В холле он столкнулся с входящим полицейским и вызванным по тревоге Луисом. «Прошу со мной!» — приказал полицейский, после чего проверил все камеры. «Это?» — ткнул пальцем в пустое гнездо на компьютере. «Отключена, — объяснил Луис, — по просьбе хозяина». «В день смерти?» — усмехнулся полицейский. «Нет, уже несколько дней, сразу, как он вернулся из Парагвая». «Луис мне говорил, я свидетель, камера не работает, — подтвердил Перелесов. — В спальне есть пульт вызова медсестры». «Прошу вас не покидать дом», — даже не обернулся полицейский. Похоже, его раздражает мой портаньол, подумал Перелесов.
«Ataque cardiaco, — заглянул в комнату врач. — Ele noventa anos».
«Девяносто один, — уточнил Луис. — Ele era amigo do Salazar».
«Мои соболезнования», — обернувшись, полицейский просканировал взглядом карманы Перелесова, но обыскивать после слов врача не стал.
Перелесов вспоминал день смерти господина Герхарда, гуляя по разорённой территории завода «Молот» — флагмана советского станкостроения. Его поставили в начале тридцатых американские инженеры на деньги, выжатые из коллективизации. Крестьянская Русь корчилась и билась под изрыгающими металлическую стружку, сварочную искру станками.
Завод вроде бы находился в Москве, но место напоминало пейзаж после битвы. Ветер стучал в ржавые листы ограды, тоскливый железный вой плыл над проломленными крышами. Цеха стояли частично разрушенные, с выбитыми окнами, зияя проломами в стенах, как будто их атаковали отлитые в годы войны на «Молоте» самоходки. Асфальт под ногами напоминал слоистые волны с воронками. Бетонные плиты были выворочены из земли и зачем-то разбиты (у Перелесова сразу встали перед глазами выломанные фрагменты чугунной ограды набережной Москвы-реки, по которой он когда-то ходил с Авдотьевым). Среди поваленных и срубленных деревьев в заводском сквере мерцала в лунном свете страшная статуя Ленина с отбитой головой и повешенной на руку автомобильной покрышкой.
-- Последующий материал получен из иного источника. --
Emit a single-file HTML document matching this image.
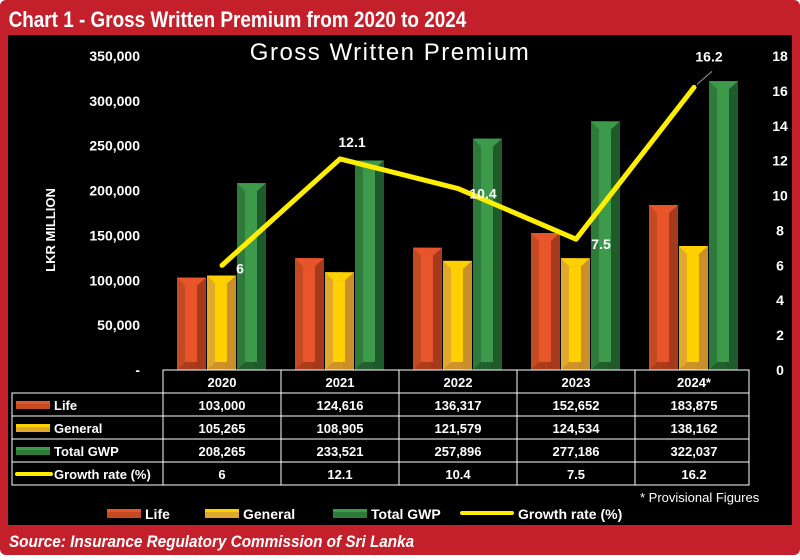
<!DOCTYPE html>
<html><head><meta charset="utf-8"><style>
body{margin:0;background:#fff}
svg text{font-family:"Liberation Sans",Arial,sans-serif}
</style></head><body>
<svg width="800" height="555" viewBox="0 0 800 555">
<rect x="0" y="0" width="800" height="555" rx="6" fill="#c4202b"/>
<text x="10" y="27" font-size="22" font-weight="bold" fill="#fff" transform="scale(0.86,1)" style="font-family:'Liberation Sans Narrow','Liberation Sans',sans-serif">Chart 1 - Gross Written Premium from 2020 to 2024</text>
<rect x="8" y="35" width="784" height="490" fill="#000"/>
<text x="390" y="60" text-anchor="middle" font-size="24" fill="#fff" letter-spacing="1.5">Gross Written Premium</text>
<text x="0" y="0" transform="translate(55,230) rotate(-90)" text-anchor="middle" font-size="13" font-weight="bold" fill="#fff">LKR MILLION</text>
<g id="axes"></g>
<g id="bars"></g>
<g id="line"></g>
<g id="table"></g>
<text x="640" y="502" font-size="13" fill="#fff">* Provisional Figures</text>
<g id="legend"></g>
<text x="10" y="547" font-size="17" font-weight="bold" font-style="italic" fill="#fff" transform="scale(0.9,1)">Source: Insurance Regulatory Commission of Sri Lanka</text>
</svg>
<script>
const categories=["2020","2021","2022","2023","2024*"];
const life=[103000,124616,136317,152652,183875];
const general=[105265,108905,121579,124534,138162];
const total=[208265,233521,257896,277186,322037];
const growth=[6,12.1,10.4,7.5,16.2];
const leftTicks=[0,50000,100000,150000,200000,250000,300000,350000];
const rightTicks=[0,2,4,6,8,10,12,14,16,18];
const NS="http://www.w3.org/2000/svg";
function mk(tag,attrs,parent,text){const e=document.createElementNS(NS,tag);for(const k in attrs)e.setAttribute(k,attrs[k]);if(text!==undefined)e.textContent=text;parent.appendChild(e);return e;}
const y0=370,yTop=56;
const yL=v=>y0-v/350000*(y0-yTop);
const yR=v=>y0-v/18*(y0-yTop);
const colX0=163,colW=118;
const xC=i=>colX0+colW*i+colW/2;
const fmt=v=>v.toLocaleString('en-US');
const axes=document.getElementById('axes');
leftTicks.forEach(t=>{const e=mk('text',{x:140,y:yL(t)+5,'text-anchor':'end','font-size':14,'font-weight':'bold',fill:'#fff'},axes,t===0?'-':fmt(t));

});
rightTicks.forEach(t=>{const e=mk('text',{x:780,y:yR(t)+5,'text-anchor':'middle','font-size':14,'font-weight':'bold',fill:'#fff'},axes,String(t));

});
const pal={life:['#a63a1c','#e8552a','#c44a22'],general:['#c98f2a','#ffd000','#e0a92c'],total:['#1f5a2a','#3c9a4a','#2e7a3a']};
const bars=document.getElementById('bars');
function bar(x,v,c,name){const w=29,y=yL(v),h=y0-y;const g=mk('g',{},bars);


mk('rect',{x:x,y:y,width:w,height:h,fill:c[0]},g);
mk('rect',{x:x,y:y,width:w*0.6,height:h,fill:c[2]},g);
mk('rect',{x:x+8,y:y+8,width:w-17,height:Math.max(0,h-16),fill:c[1]},g);
mk('polygon',{points:`${x},${y} ${x+w},${y} ${x+w-9},${y+8} ${x+8},${y+8}`,fill:c[1]},g);
mk('polygon',{points:`${x},${y0} ${x+w},${y0} ${x+w-9},${y0-8} ${x+8},${y0-8}`,fill:c[0],opacity:0.8},g);}
categories.forEach((c,i)=>{const cx=xC(i);bar(cx-45,life[i],pal.life,'bar-life-'+c);bar(cx-15,general[i],pal.general,'bar-general-'+c);bar(cx+15,total[i],pal.total,'bar-total-'+c);});
const line=document.getElementById('line');
const pts=growth.map((g,i)=>[xC(i),yR(g)]);
const pl=mk('polyline',{points:pts.map(p=>p.join(',')).join(' '),fill:'none',stroke:'#ffee00','stroke-width':5,'stroke-linejoin':'round','stroke-linecap':'round'},line);


const offs=[[18,8],[12,-12],[25,10],[25,10],[15,-26]];
growth.forEach((g,i)=>{const t=mk('text',{x:pts[i][0]+offs[i][0],y:pts[i][1]+offs[i][1],'text-anchor':'middle','font-size':14,'font-weight':'bold',fill:'#fff'},line,String(g));

});
mk('line',{x1:pts[4][0]+3,y1:pts[4][1]-3,x2:pts[4][0]+18,y2:pts[4][1]-16,stroke:'#999','stroke-width':1},line);
const tb=document.getElementById('table');
const rows=[{n:'Life',d:life,c:pal.life},{n:'General',d:general,c:pal.general},{n:'Total GWP',d:total,c:pal.total},{n:'Growth rate (%)',d:growth,c:null}];
const rh=23,ty=370,lx=12,tx1=colX0+colW*5-4;
mk('rect',{x:colX0,y:ty,width:tx1-colX0,height:rh,fill:'none',stroke:'#fff','stroke-width':1},tb);
categories.forEach((c,i)=>{const t=mk('text',{x:xC(i),y:ty+17,'text-anchor':'middle','font-size':13,'font-weight':'bold',fill:'#fff'},tb,c);


mk('line',{x1:colX0+colW*i,y1:ty,x2:colX0+colW*i,y2:ty+rh*5,stroke:'#fff'},tb);});
rows.forEach((r,ri)=>{const y=ty+rh*(ri+1);
mk('rect',{x:lx,y:y,width:tx1-lx,height:rh,fill:'none',stroke:'#fff','stroke-width':1},tb);
if(r.c){mk('rect',{x:lx+4,y:y+8,width:34,height:8,fill:r.c[2]},tb);mk('rect',{x:lx+4,y:y+8,width:34,height:3,fill:r.c[1]},tb);}
else mk('rect',{x:lx+3,y:y+10,width:38,height:4,fill:'#ffee00',rx:2},tb);
const lt=mk('text',{x:lx+42,y:y+17,'font-size':13,'font-weight':'bold',fill:'#fff'},tb,r.n);


r.d.forEach((v,i)=>{const t=mk('text',{x:xC(i),y:y+17,'text-anchor':'middle','font-size':13,'font-weight':'bold',fill:'#fff'},tb,r.c?fmt(v):String(v));

});});
mk('line',{x1:tx1,y1:ty,x2:tx1,y2:ty+rh*5,stroke:'#fff'},tb);
const lg=document.getElementById('legend');
const items=[['Life',pal.life,107],['General',pal.general,205],['Total GWP',pal.total,333],['Growth rate (%)',null,460]];
items.forEach(it=>{const g=mk('g',{},lg);


const x=it[2];
if(it[1]){mk('rect',{x:x,y:509,width:34,height:9,fill:it[1][2]},g);mk('rect',{x:x,y:509,width:34,height:3,fill:it[1][1]},g);}
else mk('rect',{x:x,y:511,width:54,height:4,fill:'#ffee00',rx:2},g);
mk('text',{x:x+(it[1]?38:58),y:519,'font-size':14,'font-weight':'bold',fill:'#fff'},g,it[0]);});
</script>
</body></html>
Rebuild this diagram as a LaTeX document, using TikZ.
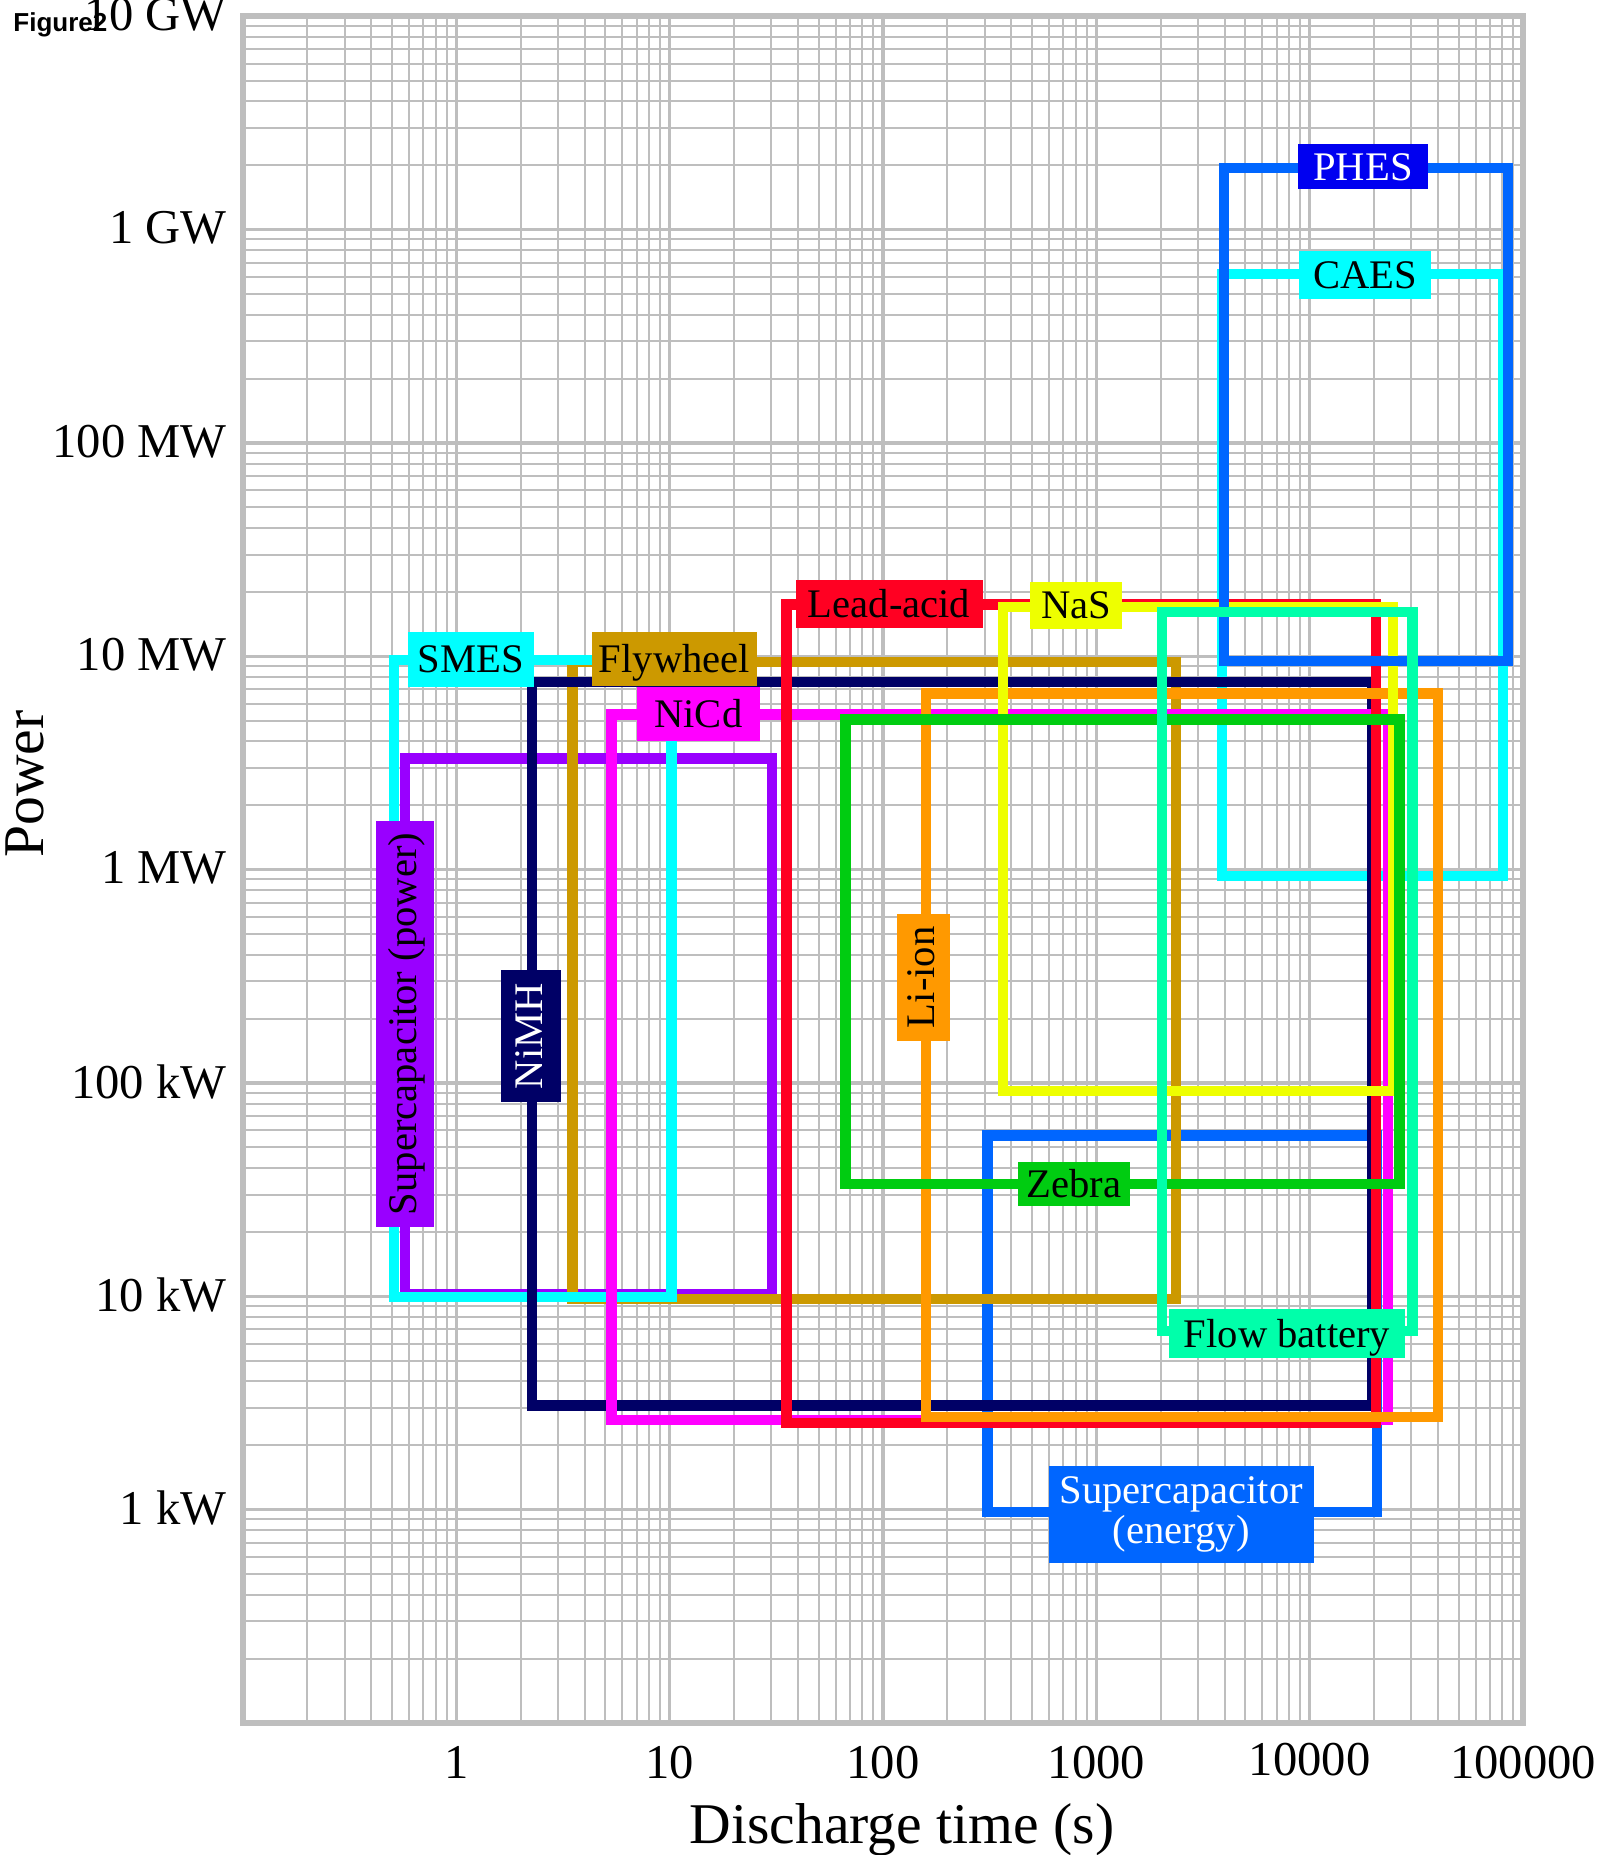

Это был кусок приграничной Псковской области, непонятным образом переместившийся в Москву. Если бы, конечно, в Псковской области имелся сопоставимый с «Молотом» промышленный гигант. Он был не просто уничтожен (Перелесов видел немало аккуратно закрытых, точнее законсервированных, предприятий в Европе), но уничтожен с торжествующим цинизмом, победительным осквернением самой идеи коллективного труда и инструментального станкостроения.
Станкостроение, вспомнилось Перелесову изречение забытого ныне сталинского наркома Серго Орджоникидзе, вбившего «Молот» в окраинную московскую землю, — мать промышленного производства. Применительно к улью — пчелиная матка. Сейчас мать (матка) промышленного производства была мертва. «Молот» лежал в грязи и лужах, как поверженный с остатками сотов улей. Убитую территорию облюбовали вороны, апокалиптически носившиеся в мутном весеннем небе, и крысы, энергично осваивавшие стихийную мусорную свалку посреди центральной площади перед заводоуправлением. Не хватало стаи свирепых бродячих собак, но может быть, где-то они прятались, обкладывали Перелесова, как… кабана?